By Jolie McCullough
In the final days of President Donald Trump’s tenure, the U.S. Department of Health and Human Services agreed Friday to extend for 10 years Texas’ health care safety net for uninsured residents.
The federal funding agreement, known as the 1115 waiver, reimburses hospitals for the “uncompensated care” they provide to patients without health insurance. It also pays for innovative health care projects that serve low-income Texans, often for mental health services. Safety-net hospitals have relied on the waiver to serve poor, uninsured Texans, and it was set to expire — alarming a broad coalition of doctors, hospitals and patient advocates who feared the funding could be lost.
The new agreement will continue hospital reimbursements until September 2030, but it will allow the innovation fund to expire this year, according to a government letter announcing the waiver extension. A new program will be implemented to partially fund behavioral and mental health clinics.
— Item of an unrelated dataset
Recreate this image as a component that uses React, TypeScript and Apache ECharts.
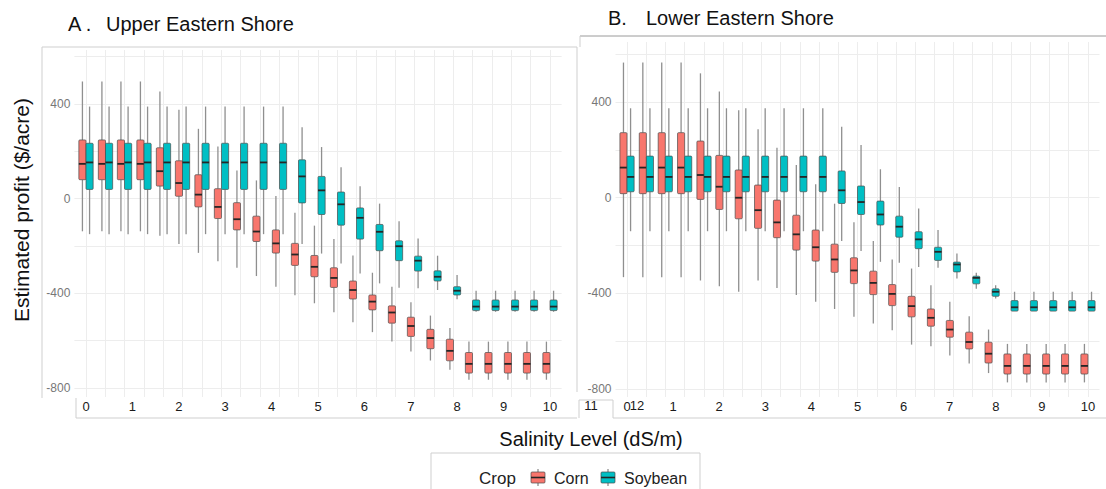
import React, { useEffect, useRef } from "react";
import * as echarts from "echarts";

// Salinity levels (dS/m) of the 25 box groups
const SALINITY = [0, 0.42, 0.83, 1.25, 1.67, 2.08, 2.5, 2.92, 3.33, 3.75, 4.17, 4.58, 5, 5.42, 5.83, 6.25, 6.67, 7.08, 7.5, 7.92, 8.33, 8.75, 9.17, 9.58, 10];
const X_TICKS = [0, 1, 2, 3, 4, 5, 6, 7, 8, 9, 10];
const Y_LABELS = [-800, -400, 0, 400];
const Y_GRID = [-800, -600, -400, -200, 0, 200, 400, 600];

// [lower whisker, Q1, median, Q3, upper whisker]  ($/acre)
const upperCorn = [
  [-138, 80, 147, 248, 495], [-138, 80, 147, 248, 495], [-138, 80, 147, 248, 495], [-138, 80, 147, 248, 495],
  [-157, 53, 116, 215, 453], [-192, 10, 66, 160, 376], [-229, -35, 17, 101, 295], [-264, -84, -35, 42, 220],
  [-292, -132, -87, -17, 119], [-327, -181, -139, -74, 77], [-372, -230, -189, -132, 11], [-408, -282, -236, -189, -60],
  [-442, -330, -288, -240, -114], [-480, -375, -335, -292, -171], [-522, -424, -386, -348, -240], [-564, -470, -435, -407, -313],
  [-604, -526, -481, -453, -372], [-646, -582, -538, -501, -438], [-684, -634, -589, -552, -494], [-723, -685, -643, -594, -547],
  [-765, -737, -698, -650, -604], [-765, -737, -698, -650, -604], [-765, -737, -698, -650, -604], [-765, -737, -698, -650, -604],
  [-765, -737, -698, -650, -604],
];
const upperSoy = [
  [-150, 39, 153, 234, 389], [-150, 39, 153, 234, 389], [-150, 39, 153, 234, 389], [-150, 39, 153, 234, 389],
  [-150, 39, 153, 234, 389], [-150, 39, 153, 234, 389], [-150, 39, 153, 234, 389], [-150, 39, 153, 234, 389],
  [-150, 39, 153, 234, 389], [-150, 39, 153, 234, 389], [-150, 39, 153, 234, 389], [-192, -18, 94, 164, 302],
  [-232, -67, 35, 94, 218], [-274, -112, -24, 28, 133], [-316, -171, -81, -39, 52], [-358, -220, -140, -109, -21],
  [-376, -262, -201, -178, -95], [-379, -306, -262, -243, -168], [-386, -348, -330, -305, -241], [-425, -407, -389, -372, -323],
  [-478, -473, -456, -428, -389], [-478, -473, -456, -428, -389], [-478, -473, -456, -428, -389], [-478, -473, -456, -428, -389],
  [-478, -473, -456, -428, -389],
];
const lowerCorn = [
  [-332, 17, 126, 272, 565], [-332, 17, 126, 272, 565], [-332, 17, 126, 272, 565], [-332, 17, 126, 272, 565],
  [-346, -7, 95, 237, 520], [-370, -49, 46, 177, 444], [-393, -88, 0, 116, 366], [-346, -128, -52, 53, 286],
  [-377, -167, -103, -10, 209], [-407, -219, -153, -73, 137], [-435, -265, -207, -135, 56], [-465, -312, -258, -194, -25],
  [-498, -359, -304, -251, -102], [-526, -405, -356, -307, -181], [-554, -451, -402, -363, -258], [-614, -498, -453, -412, -296],
  [-621, -537, -502, -465, -366], [-660, -583, -551, -513, -435], [-693, -632, -603, -562, -495], [-733, -691, -652, -604, -551],
  [-772, -737, -703, -653, -611], [-772, -737, -703, -653, -611], [-772, -737, -703, -653, -611], [-772, -737, -703, -653, -611],
  [-772, -737, -703, -653, -611],
];
const lowerSoy = [
  [-140, 25, 87, 174, 374], [-140, 25, 87, 174, 374], [-140, 25, 87, 174, 374], [-140, 25, 87, 174, 374],
  [-140, 25, 87, 174, 374], [-140, 25, 87, 174, 374], [-140, 25, 87, 174, 374], [-140, 25, 87, 174, 374],
  [-140, 25, 87, 174, 374], [-140, 25, 87, 174, 374], [-140, 25, 87, 174, 374], [-181, -24, 31, 112, 297],
  [-223, -70, -18, 49, 220], [-268, -114, -70, -14, 119], [-272, -165, -121, -77, 45], [-290, -213, -174, -142, -45],
  [-293, -262, -226, -207, -135], [-338, -310, -279, -269, -233], [-380, -360, -335, -328, -314], [-421, -412, -393, -381, -366],
  [-474, -474, -458, -430, -393], [-474, -474, -458, -430, -393], [-474, -474, -458, -430, -393], [-474, -474, -458, -430, -393],
  [-474, -474, -458, -430, -393],
];

const CORN_COLOR = "#F8766D";
const SOY_COLOR = "#00BFC4";
const FONT = "'Liberation Sans', Arial, Helvetica, sans-serif";
const GROUP_STEP = 10 / 24;

function toRows(stats: number[][]) {
  return stats.map((s, i) => [SALINITY[i], s[0], s[1], s[2], s[3], s[4]]);
}

function makeRender(color: string, side: number) {
  return (params: any, api: any) => {
    const x = api.value(0);
    const band = api.size([GROUP_STEP, 0])[0];
    const pLo = api.coord([x, api.value(1)]);
    const pQ1 = api.coord([x, api.value(2)]);
    const pMed = api.coord([x, api.value(3)]);
    const pQ3 = api.coord([x, api.value(4)]);
    const pHi = api.coord([x, api.value(5)]);
    const cx = pLo[0] + side * band * 0.185;
    const w = band * 0.37;
    return {
      type: "group",
      children: [
        { type: "line", shape: { x1: cx, y1: pHi[1], x2: cx, y2: pQ3[1] }, style: { stroke: "#8f8f8f", lineWidth: 1.3 } },
        { type: "line", shape: { x1: cx, y1: pQ1[1], x2: cx, y2: pLo[1] }, style: { stroke: "#8f8f8f", lineWidth: 1.3 } },
        {
          type: "rect",
          shape: { x: cx - w / 2, y: pQ3[1], width: w, height: Math.max(pQ1[1] - pQ3[1], 1), r: 1 },
          style: { fill: color, stroke: "#4a4a4a", lineWidth: 0.7 },
        },
        { type: "line", shape: { x1: cx - w / 2, y1: pMed[1], x2: cx + w / 2, y2: pMed[1] }, style: { stroke: "#262626", lineWidth: 1.8 } },
      ],
    };
  };
}

function xAxisFor(gridIndex: number) {
  return {
    type: "value",
    gridIndex,
    min: -0.25,
    max: 10.25,
    axisLine: { show: false },
    axisTick: { show: false, customValues: SALINITY },
    axisLabel: { customValues: X_TICKS, color: "#1a1a1a", fontSize: 13, margin: 3, fontFamily: FONT },
    splitLine: { show: true, lineStyle: { color: "#ededed", width: 1 } },
  };
}

function yAxisFor(gridIndex: number, min: number, max: number) {
  return {
    type: "value",
    gridIndex,
    min,
    max,
    axisLine: { show: false },
    axisTick: { show: false, customValues: Y_GRID },
    axisLabel: { customValues: Y_LABELS, color: "#777777", fontSize: 12, margin: 4, fontFamily: FONT },
    splitLine: { show: true, lineStyle: { color: "#ededed", width: 1 } },
  };
}

function seriesFor(name: string, stats: number[][], color: string, side: number, idx: number) {
  return {
    type: "custom",
    name,
    xAxisIndex: idx,
    yAxisIndex: idx,
    data: toRows(stats),
    encode: { x: 0, y: [1, 2, 3, 4, 5] },
    renderItem: makeRender(color, side),
  };
}

function legendKey(x: number, color: string) {
  return {
    type: "group",
    children: [
      { type: "line", shape: { x1: x + 8, y1: 469, x2: x + 8, y2: 486 }, style: { stroke: "#8f8f8f", lineWidth: 1.3 } },
      { type: "rect", shape: { x: x + 1, y: 472, width: 14, height: 11, r: 1 }, style: { fill: color, stroke: "#4a4a4a", lineWidth: 0.7 } },
      { type: "line", shape: { x1: x + 1, y1: 477.5, x2: x + 15, y2: 477.5 }, style: { stroke: "#262626", lineWidth: 1.6 } },
    ],
  };
}

export default function App() {
  const ref = useRef<HTMLDivElement>(null);
  useEffect(() => {
    if (!ref.current) return;
    const chart = echarts.init(ref.current, null, { renderer: "svg" });
    const frame = "#cfcfcf";
    chart.setOption({
      animation: false,
      backgroundColor: "#ffffff",
      grid: [
        { left: 74.4, top: 50, width: 487.2, height: 347 },
        { left: 615.5, top: 42, width: 484, height: 355 },
      ],
      xAxis: [xAxisFor(0), xAxisFor(1)],
      yAxis: [yAxisFor(0, -838, 628), yAxisFor(1, -833, 651)],
      series: [
        seriesFor("Corn", upperCorn, CORN_COLOR, -1, 0),
        seriesFor("Soybean", upperSoy, SOY_COLOR, 1, 0),
        seriesFor("Corn", lowerCorn, CORN_COLOR, -1, 1),
        seriesFor("Soybean", lowerSoy, SOY_COLOR, 1, 1),
      ],
      graphic: [
        // panel frames
        { type: "polyline", shape: { points: [[42, 398], [42, 47], [577, 47], [577, 392]] }, style: { stroke: frame, fill: "none", lineWidth: 1 }, z: -1 },
        { type: "polyline", shape: { points: [[76, 398], [76, 418], [577, 418]] }, style: { stroke: frame, fill: "none", lineWidth: 1 } },
        { type: "polyline", shape: { points: [[579, 418], [579, 400], [613, 400], [613, 418]] }, style: { stroke: frame, fill: "none", lineWidth: 1 } },
        { type: "line", shape: { x1: 613, y1: 418, x2: 1106, y2: 418 }, style: { stroke: frame, lineWidth: 1 } },
        { type: "line", shape: { x1: 580, y1: 36, x2: 1106, y2: 36 }, style: { stroke: "#9a9a9a", lineWidth: 1 } },
        { type: "line", shape: { x1: 580, y1: 36, x2: 580, y2: 47 }, style: { stroke: frame, lineWidth: 1 } },
        // stray tick labels of the pasted axis strip
        { type: "text", x: 591, y: 405, style: { text: "11", fill: "#1a1a1a", font: `13px ${FONT}`, align: "center", verticalAlign: "middle" } },
        { type: "text", x: 637, y: 405, style: { text: "12", fill: "#1a1a1a", font: `13px ${FONT}`, align: "center", verticalAlign: "middle" } },
        // panel titles
        { type: "text", x: 68, y: 24, style: { text: "A .", fill: "#111", font: `20px ${FONT}`, verticalAlign: "middle" } },
        { type: "text", x: 106, y: 24, style: { text: "Upper Eastern Shore", fill: "#111", font: `20px ${FONT}`, verticalAlign: "middle" } },
        { type: "text", x: 608, y: 18, style: { text: "B.", fill: "#111", font: `20px ${FONT}`, verticalAlign: "middle" } },
        { type: "text", x: 646, y: 18, style: { text: "Lower Eastern Shore", fill: "#111", font: `20px ${FONT}`, verticalAlign: "middle" } },
        // axis titles
        { type: "text", x: 21, y: 210, rotation: Math.PI / 2, style: { text: "Estimated profit ($/acre)", fill: "#111", font: `21px ${FONT}`, align: "center", verticalAlign: "middle" } },
        { type: "text", x: 591, y: 439, style: { text: "Salinity Level (dS/m)", fill: "#111", font: `20px ${FONT}`, align: "center", verticalAlign: "middle" } },
        // legend
        { type: "rect", shape: { x: 431, y: 453, width: 269, height: 40 }, style: { fill: "none", stroke: frame, lineWidth: 1 } },
        { type: "text", x: 479, y: 478, style: { text: "Crop", fill: "#222", font: `17px ${FONT}`, verticalAlign: "middle" } },
        legendKey(530, CORN_COLOR),
        { type: "text", x: 554, y: 478, style: { text: "Corn", fill: "#222", font: `16px ${FONT}`, verticalAlign: "middle" } },
        legendKey(600, SOY_COLOR),
        { type: "text", x: 624, y: 478, style: { text: "Soybean", fill: "#222", font: `16px ${FONT}`, verticalAlign: "middle" } },
      ],
    });
    return () => chart.dispose();
  }, []);
  return <div ref={ref} style={{ position: "fixed", left: 0, top: 0, width: 1106, height: 489 }} />;
}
The state’s first 1115 waiver was approved in 2011 and was meant to be a “bridge” to Medicaid expansion under the newly passed Affordable Care Act. But a few months after the signing of the Texas waiver, a U.S. Supreme Court ruling gutted the Medicaid expansion portion of the sweeping federal health law. And Republican leadership in Texas — which has the nation’s highest rate of uninsured residents — stood fast against expanding Medicaid.
But state officials have worked to keep the waiver’s federal funding, which was last extended for five years in 2017 by the new federal administration under President Donald Trump. Now, his administration has again extended the waiver as one of its last acts, this time by 10 years.
Some Republicans applauded the extension Friday night. State Rep. James Frank of Wichita Falls tweeted that the extension will “allow the Lege to focus on improving Medicaid and reducing health care costs for ALL Texans.”
But those pushing to insure more Texans criticized the state for seeking an extension early, while Trump was still in office, and the federal government for approving the request without a public comment period. Three Texas organizations that advocate for expanded health care said in a recent letter to the federal government that the coronavirus pandemic has left even more people uninsured.
“Texas has relied on its waiver funding to address significant gaps in care that result in large part from the state’s failure to expand coverage,” the letter said.